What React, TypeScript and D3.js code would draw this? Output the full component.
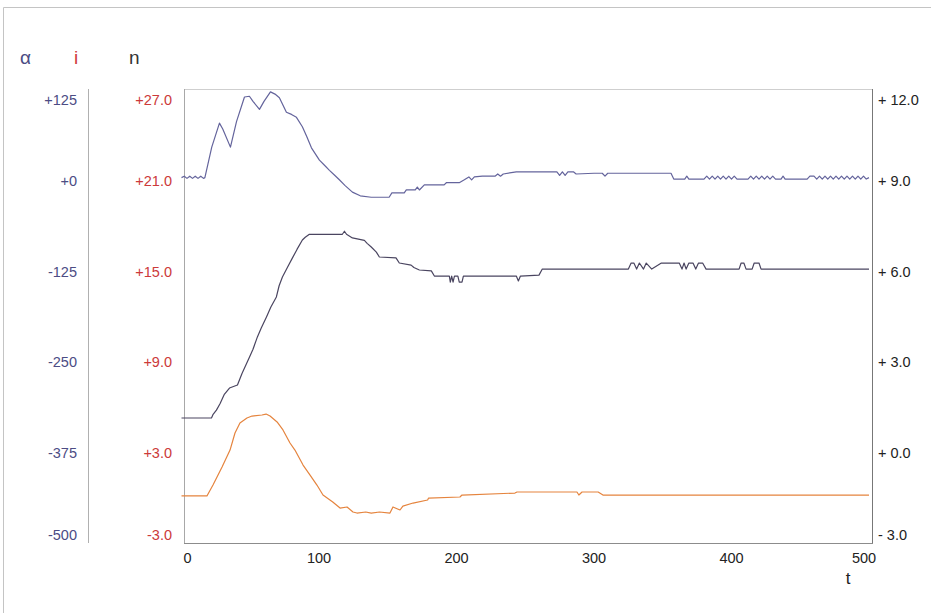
import React, { useRef, useEffect } from "react";
import * as d3 from "d3";

const width = 931;
const height = 613;

// tick values of the three vertical scales and the time axis
const alphaTicks = [125, 0, -125, -250, -375, -500];
const iTicks = [27, 21, 15, 9, 3, -3];
const nTicks = [12, 9, 6, 3, 0, -3];
const tTicks = [0, 100, 200, 300, 400, 500];

// alpha (blue, top trace) : [t, alpha]
const alphaSeries = [
  [0, 3], [2, 5], [4, 2], [6, 5], [8, 2], [10, 5], [12, 2], [14, 5], [16, 2], [17, 3],
  [22, 45], [27.6, 78], [30, 70], [35.6, 45], [40, 80], [45.8, 114], [49.4, 115],
  [52, 108], [56.7, 97], [60, 108], [64.7, 121], [68, 118], [71.2, 113], [76.3, 93],
  [80, 90], [83.6, 86], [87.9, 73], [91, 60], [94.5, 44], [100.3, 27], [104, 20],
  [107.6, 13], [111, 7], [114.8, 0], [119, -8], [124.3, -17], [130, -22], [138, -24],
  [151, -24], [153, -18], [162, -18], [163.5, -14], [170, -14], [171.5, -10], [173, -14],
  [176.6, -7], [191, -7], [192.6, -4], [202, -4], [205.7, 0], [209, 4], [211, 0], [213, 4],
  [218.8, 5], [228, 5], [230, 8], [232, 5], [234, 8], [243.5, 11], [273, 11], [275, 6],
  [277, 11], [279, 6], [281, 11], [285, 11], [287, 8], [300, 9], [306, 9], [308, 5],
  [310, 9], [356, 9], [358, 1], [366, 1], [367.5, 5], [369, 1], [380, 1], [382, 5],
  [384, 1], [386, 5], [388, 1], [390, 5], [392, 1], [394, 5], [396, 1], [398, 5], [400, 1],
  [402, 5], [404, 1], [412, 1], [414, 5], [416, 1], [418, 5], [420, 1], [422, 5], [424, 1],
  [426, 5], [428, 1], [430, 5], [432, 1], [436, 1], [437.5, 5], [439, 1], [455, 1],
  [457, 5], [460, 5], [462, 1], [464, 5], [466, 1], [468, 5], [470, 1], [472, 5], [474, 1],
  [476, 5], [478, 1], [480, 5], [482, 1], [484, 5], [486, 1], [488, 5], [490, 1],
  [492, 5], [494, 1], [496, 5], [498, 1], [500, 3],
];

// n (dark, middle trace) : [t, n]
const nSeries = [
  [0, 1.13], [21.8, 1.13], [23, 1.25], [25.4, 1.39], [28, 1.6], [31, 1.9], [34.9, 2.12],
  [40.7, 2.22], [44, 2.6], [49.4, 3.14], [52, 3.4], [55.2, 3.81], [58, 4.1], [61.8, 4.47],
  [65, 4.8], [69, 5.13], [71, 5.5], [73.4, 5.79], [77, 6.1], [80.7, 6.42], [84, 6.7],
  [87.9, 7.01], [90, 7.1], [93, 7.2], [117, 7.2], [118.5, 7.3], [120, 7.2], [124.3, 7.08],
  [133, 7.0], [135, 6.9], [138, 6.78], [141.7, 6.61], [143.9, 6.45], [156, 6.42],
  [158.4, 6.25], [167, 6.18], [169, 6.1], [173, 6.02], [181.7, 5.99], [183.9, 5.82],
  [194.8, 5.82], [195.5, 5.62], [196.5, 5.82], [197.5, 5.62], [198.5, 5.82], [201, 5.82],
  [202, 5.62], [204, 5.62], [205, 5.82], [243.5, 5.82], [245, 5.66], [246.5, 5.82],
  [260, 5.85], [262.4, 6.05], [325, 6.05], [327, 6.25], [329, 6.25], [331, 6.05],
  [333, 6.25], [336, 6.05], [338, 6.25], [342, 6.05], [349, 6.25], [362, 6.25],
  [364, 6.05], [365.5, 6.25], [367, 6.05], [369, 6.25], [372, 6.25], [374, 6.05],
  [376, 6.25], [379, 6.25], [381.5, 6.05], [405.5, 6.05], [407, 6.25], [409, 6.25],
  [410.6, 6.05], [415, 6.05], [416.5, 6.25], [420, 6.25], [421.5, 6.05], [500, 6.05],
];

// i (orange, bottom trace) : [t, i]
const iSeries = [
  [0, 0.11], [18.5, 0.11], [22.9, 0.83], [29.5, 2.02], [35.3, 3.14], [38.9, 4.27],
  [42.5, 4.93], [47.6, 5.26], [51.3, 5.39], [58.5, 5.46], [61.5, 5.52], [64.4, 5.39],
  [69.5, 5.0], [73.8, 4.47], [78.9, 3.61], [82.5, 3.14], [88.4, 2.15], [93.5, 1.49],
  [98.5, 0.83], [102.9, 0.17], [110, -0.29], [115.3, -0.69], [120.4, -0.62],
  [124.7, -0.95], [127.6, -1.02], [134, -0.95], [138, -1.02], [144, -0.95],
  [151.6, -1.02], [153.8, -0.62], [158.9, -0.82], [161, -0.56], [168.4, -0.36],
  [179, -0.16], [179.7, -0.03], [202.5, 0.04], [204, 0.17], [242.5, 0.3], [244, 0.37],
  [287.6, 0.37], [289, 0.17], [291.3, 0.37], [303, 0.37], [306.5, 0.17], [500, 0.17],
];

const Chart = () => {
  const ref = useRef(null);

  useEffect(() => {
    const svg = d3.select(ref.current);
    svg.selectChildren().remove();

    const top = 89, bottom = 543, left = 184, right = 872;
    const font = "'Liberation Sans', Arial, sans-serif";

    const x = d3.scaleLinear().domain([0, 500]).range([181.5, 869]);
    const yAlpha = d3.scaleLinear().domain([-500, 125]).range([bottom, top]);
    const yI = d3.scaleLinear().domain([-3, 27]).range([bottom, top]);
    const yN = d3.scaleLinear().domain([-3, 12]).range([bottom, top]);

    // page frame (scan border)
    svg.append("path")
      .attr("d", `M3.5,${height} V7.5 H${width}`)
      .attr("fill", "none")
      .attr("stroke", "#c4c4c4");

    // plot frame
    const frame = svg.append("g").attr("fill", "none").attr("stroke-width", 1);
    frame.append("line").attr("x1", left).attr("x2", right).attr("y1", top + 0.5).attr("y2", top + 0.5).attr("stroke", "#cfcfcf");
    frame.append("line").attr("x1", left + 0.5).attr("x2", left + 0.5).attr("y1", top).attr("y2", bottom).attr("stroke", "#a8a8a8");
    frame.append("line").attr("x1", right + 0.5).attr("x2", right + 0.5).attr("y1", top).attr("y2", bottom).attr("stroke", "#777");
    frame.append("line").attr("x1", left).attr("x2", right + 1).attr("y1", bottom + 0.5).attr("y2", bottom + 0.5).attr("stroke", "#8c8c8c");
    // alpha axis line
    frame.append("line").attr("x1", 88.5).attr("x2", 88.5).attr("y1", top).attr("y2", bottom).attr("stroke", "#b0b0b0");

    // scale headers
    const head = svg.append("g").style("font-family", font).style("font-size", "19px");
    head.append("text").attr("x", 20).attr("y", 64).attr("fill", "#4c4c84").text("α");
    head.append("text").attr("x", 74).attr("y", 64).attr("fill", "#d03c3c").text("i");
    head.append("text").attr("x", 129).attr("y", 64).attr("fill", "#333").text("n");

    // tick labels: first one pushed down, last one pushed up (as in the original)
    const shift = (k, n) => (k === 0 ? 11 : k === n - 1 ? -8 : 1);
    const labels = svg.append("g").style("font-family", font).style("font-size", "14.5px");

    labels.selectAll("text.alpha").data(alphaTicks).enter().append("text")
      .attr("class", "alpha")
      .attr("x", 77)
      .attr("y", (d, k) => yAlpha(d) + shift(k, alphaTicks.length))
      .attr("dy", "0.35em")
      .attr("text-anchor", "end")
      .attr("fill", "#4c4c84")
      .text((d) => (d >= 0 ? "+" : "-") + Math.abs(d));

    labels.selectAll("text.i").data(iTicks).enter().append("text")
      .attr("class", "i")
      .attr("x", 172)
      .attr("y", (d, k) => yI(d) + shift(k, iTicks.length))
      .attr("dy", "0.35em")
      .attr("text-anchor", "end")
      .attr("fill", "#cc3a3a")
      .text((d) => (d >= 0 ? "+" : "-") + Math.abs(d).toFixed(1));

    labels.selectAll("text.n").data(nTicks).enter().append("text")
      .attr("class", "n")
      .attr("x", 878)
      .attr("y", (d, k) => yN(d) + shift(k, nTicks.length))
      .attr("dy", "0.35em")
      .attr("fill", "#222")
      .text((d) => (d >= 0 ? "+ " : "- ") + Math.abs(d).toFixed(1));

    labels.selectAll("text.t").data(tTicks).enter().append("text")
      .attr("class", "t")
      .attr("x", (d, k) => x(d) + (k === 0 ? 6 : k === tTicks.length - 1 ? -5 : 0))
      .attr("y", 558)
      .attr("dy", "0.35em")
      .attr("text-anchor", "middle")
      .attr("fill", "#222")
      .text((d) => String(d));

    svg.append("text")
      .attr("x", 848).attr("y", 584)
      .attr("text-anchor", "middle")
      .style("font-family", font).style("font-size", "17px")
      .attr("fill", "#222")
      .text("t");

    // traces
    const trace = (data, y, color) =>
      svg.append("path")
        .attr("d", d3.line().x((d) => x(d[0])).y((d) => y(d[1]))(data))
        .attr("fill", "none")
        .attr("stroke", color)
        .attr("stroke-width", 1.2)
        .attr("stroke-linejoin", "round");

    trace(alphaSeries, yAlpha, "#64649c");
    trace(nSeries, yN, "#4a4560");
    trace(iSeries, yI, "#e5843e");
  }, []);

  return <svg ref={ref} width={width} height={height} style={{ position: "absolute", left: 0, top: 0, background: "#fff" }} />;
};

export default function App() {
  return <Chart />;
}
++++++++++++++++++++
■ EXERCISE DESCRIPTION ■
Exactly as they appear, print the lines of the listing above from its first line through the line that contains "const tTicks = [0, 100, 200, 300, 400, 500];", minus the pictures.

■ SOLUTION BELOW ■
What React, TypeScript and D3.js code would draw this? Output the full component.
import React, { useRef, useEffect } from "react";
import * as d3 from "d3";

const width = 931;
const height = 613;

// tick values of the three vertical scales and the time axis
const alphaTicks = [125, 0, -125, -250, -375, -500];
const iTicks = [27, 21, 15, 9, 3, -3];
const nTicks = [12, 9, 6, 3, 0, -3];
const tTicks = [0, 100, 200, 300, 400, 500];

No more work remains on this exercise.